According to Clubs ACT, the Quinlan Review has predictably called for the club industry to pay more tax, despite gaming revenue falling by 22 per cent over the past seven years.
“This review has largely ignored the hard facts which show the principle source of revenue for clubs has been in free fall since the introduction of smoking bans in 2006. These bans came on top of an increase to gaming tax imposed on clubs two years prior,” Mr House said.
“The timing of the release of this report, months late and on the eve of the Federal Budget, raises legitimate concerns.

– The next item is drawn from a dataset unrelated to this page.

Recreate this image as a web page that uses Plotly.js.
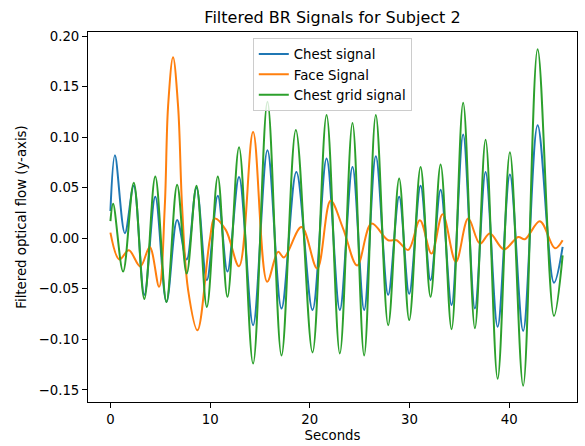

“The community will have very little time to digest the implications of the report’s recommendations before the ACT Budget. That’s not how such a significant report should be released.”
Mr House quoted former Chief Minister Jon Stanhope as saying in 2007: “I have also asked ACT Treasury to look at the existing gaming machine tax thresholds…I am interested in exploring ways in which we might vary the threshold levels to provide some relief, particularly for small to medium-sized clubs.”
“Rather than deliver on the promise of relief, this review has decided to call for more money from a sector already under significant pressure, particularly from federal reforms,” Mr House said.
“Clearly there was a significant divergence of opinion within the panel on the issue of gaming tax and it is unfortunate that it appears our constructive suggestions were largely ignored.
“I have consistently said the gaming tax thresholds are inappropriate. When more than 99 per cent of total gaming tax comes from the top tax threshold, clearly the system is broken. But the answer is not to increase tax but rather adjust the thresholds to provide relief where it’s most needed.
“In raising untaxed economic rent issues, the review seems to have regarded clubs as no different to any other corporate entity. However clubs are community based organisations and were established under a particular tax regime and that should not change.”